Und dass auch das Publikum im damaligen Jugendklub „Erich Zeigner“ noch nicht vorbereitet war auf das, was Mayem auf der Bühne zelebrierte, wird auch in Abo Alslebens Schilderung deutlich, der nach dem Konzert aber eiligst auf die Bühne sprinten musste, um die Blutlache aufzuwischen, die nach Deads Sondereinlage entstanden war.
„Unterm Strich war die Europa-Tournee also eine ziemliche Pleite“, schreibt Alsleben. „Sie wäre vielleicht komplett in Vergessenheit geraten, wenn es nicht den Mitschnitt vom Auftritt in Leipzig gegeben hätte.“ Der wurde dann nämlich zur gepressten Schallplatte, die den Ruhm der Band nach dem Tod des Sängers erst recht befeuerte. Da griff dann doch wieder das verpönte Marketing.
Und so recht mag auch Abo Alsleben dieses Abenteuer im November 1990 nicht vergessen: „Für mich waren Mayhem ganz normale Jungs, zugegeben, mit kleineren und größeren Macken, aber keine blutrünstigen und brandschatzenden Irren, wie später behauptet, und ich bin froh, dass ich die Jungs kennenlernen durfte.“
Logisch, dass das Buch kein leichter Tobak ist – jedenfalls für Menschen, die eher nicht auf so harte Musik und so durchaus verwirrende Ansichten stehen, wie sie Euronymous in seinen Briefen an Abo zum Ausdruck bringt.
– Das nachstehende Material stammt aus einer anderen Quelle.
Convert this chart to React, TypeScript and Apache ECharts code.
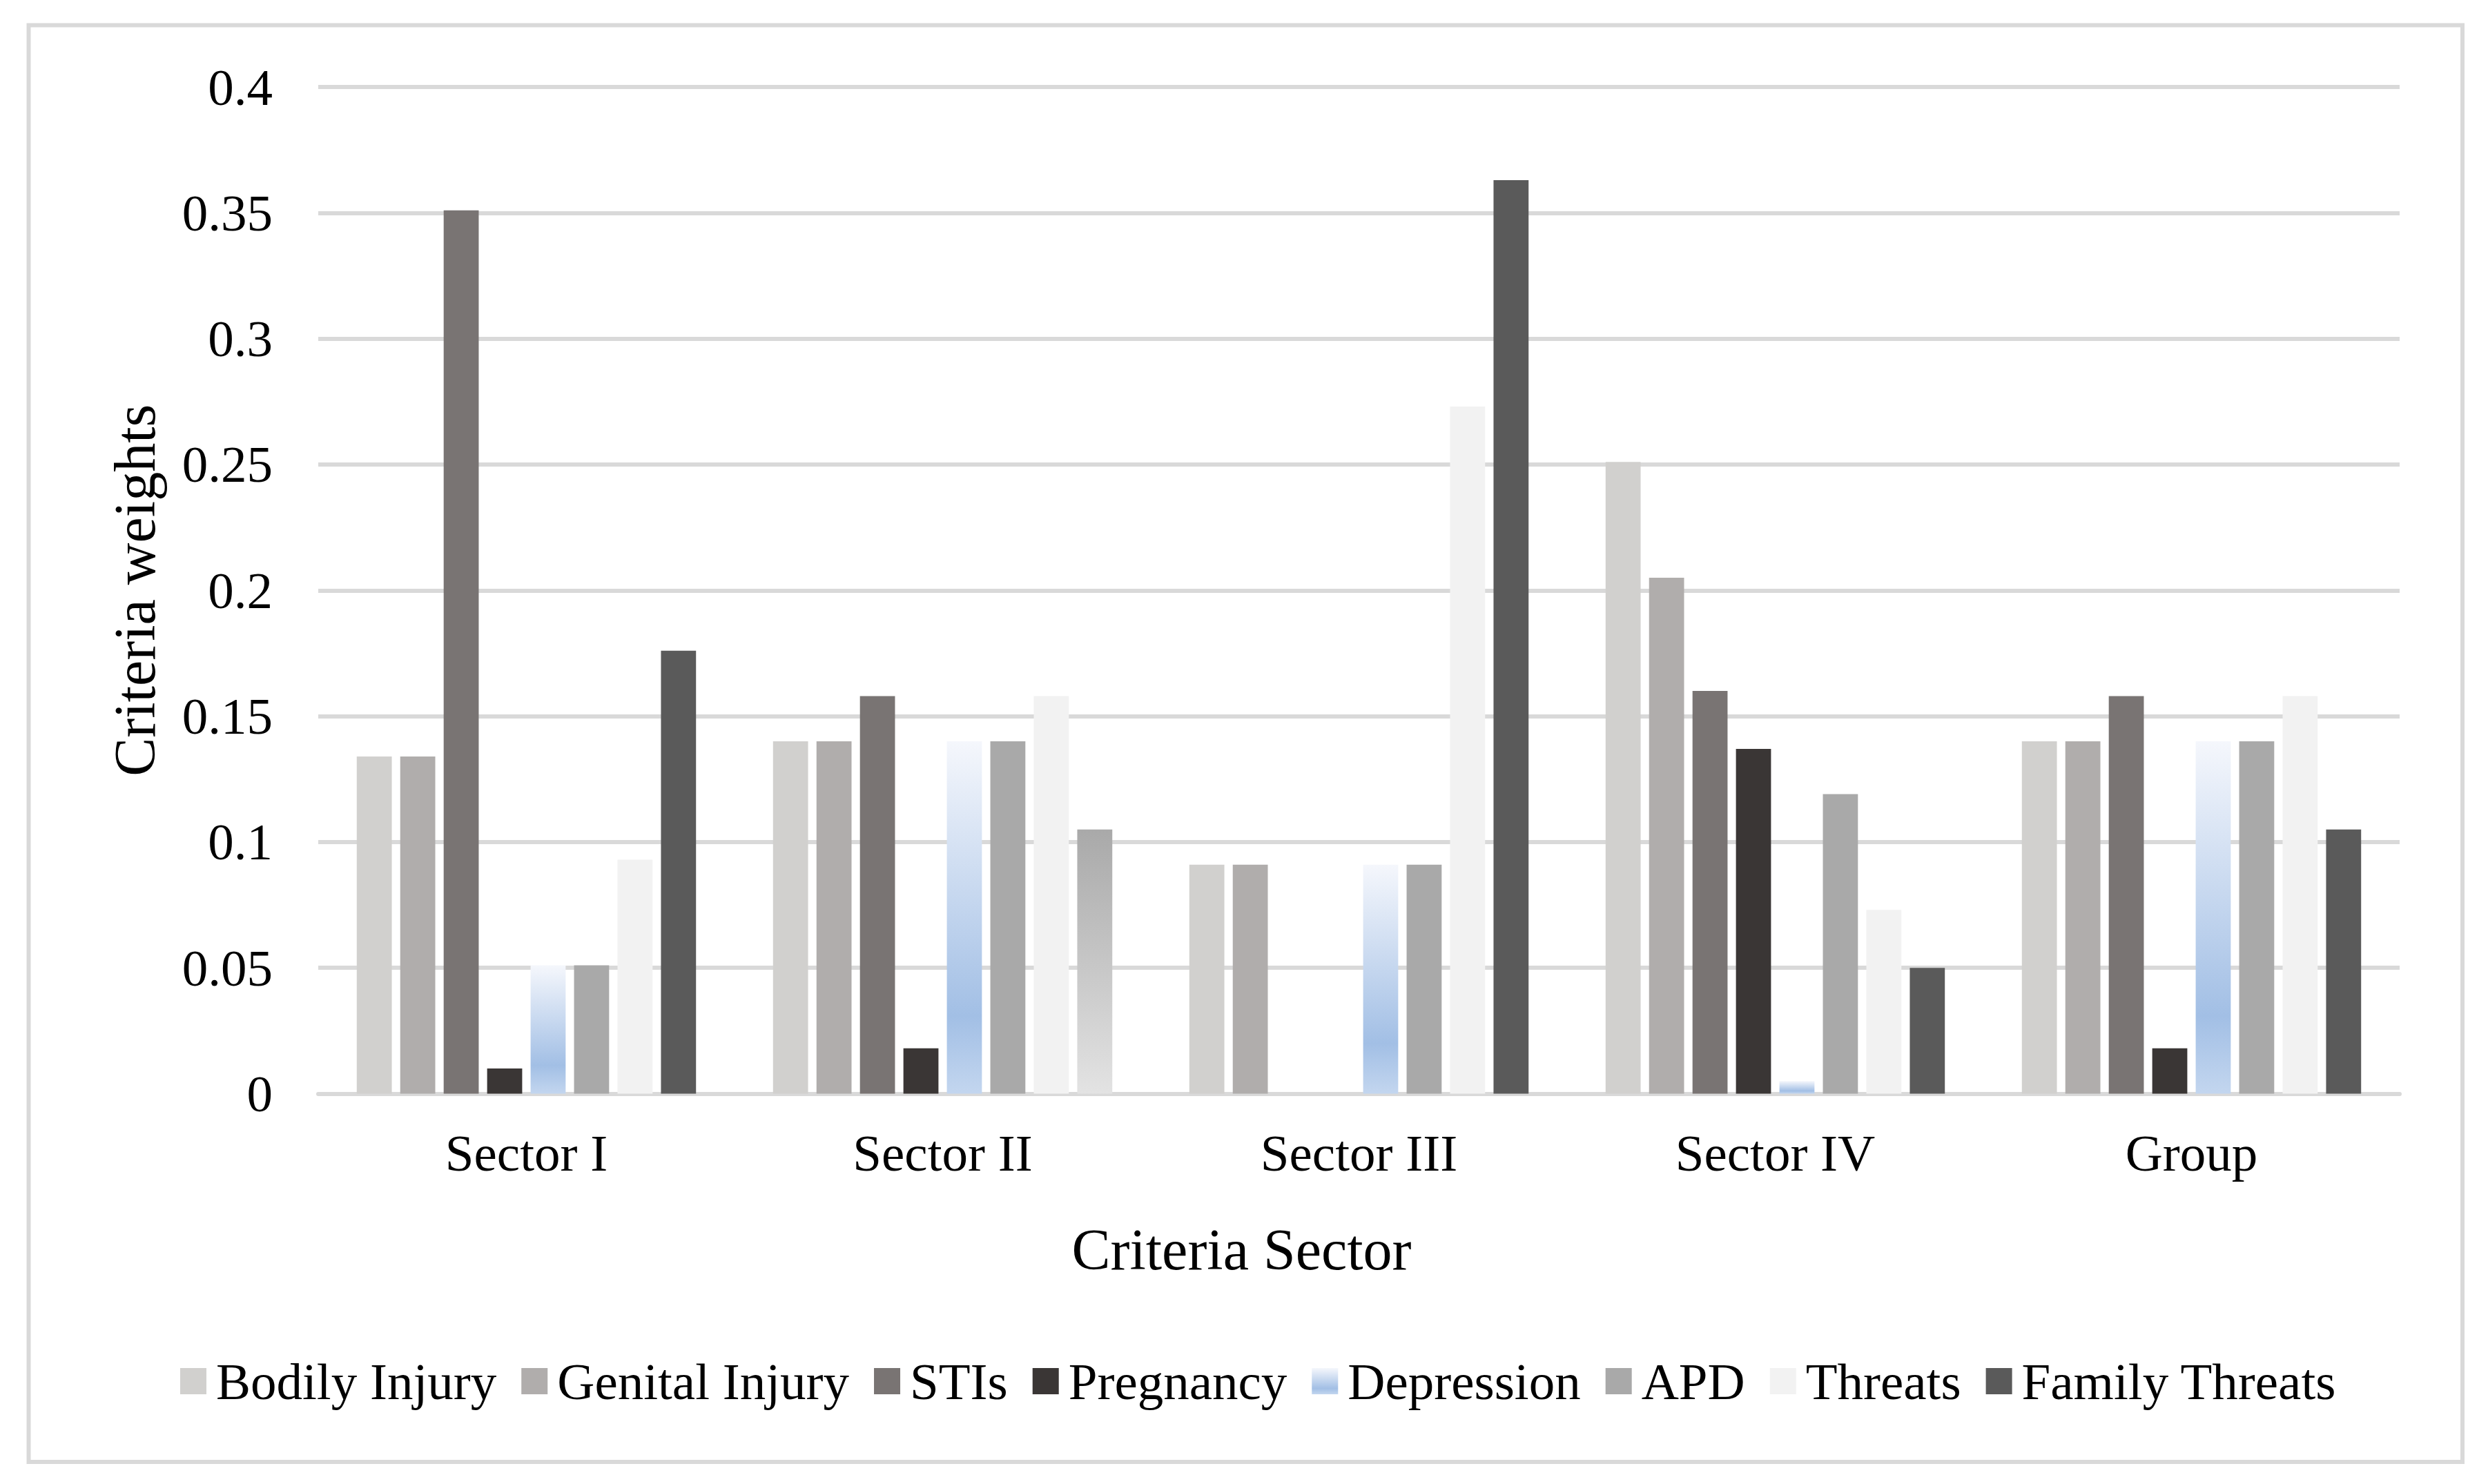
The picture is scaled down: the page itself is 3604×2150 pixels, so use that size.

Die hat der Autor dem Band dann auch noch als Übersetzung beigegeben, denn verständigt haben sich die Beteiligten ja auch damals auf Englisch und auch die Texte von Mayhem sind ja auf englisch. Und die Schweinsköpfe auf der Bühne, die Abo extra besorgt hatte, machten das Ganze natürlich noch heftiger.
Aber selbst für brave Bürger gibt das Buch ein paar Einblicke in eine zutiefst rebellische Welt, die eben nicht nur gegen die Biederkeit der Eltern protestiert, sondern wirklich die ganze aufs Verkaufen und Vermarkten ausgerichtete Gesellschaft infrage stellt. Und augenscheinlich nicht nur als wilder Ausbrecher in der Jugend, sondern für manche auch als Lebenshaltung. So wie bei Abo Alsleben, dessen drei Connewitz-Romane demnächst auch bei Bookra wiederaufgelegt werden.
Abo Alsleben Mayhem live in Leipzig, Bookra Verlag, Leipzig 2020, 20 Euro.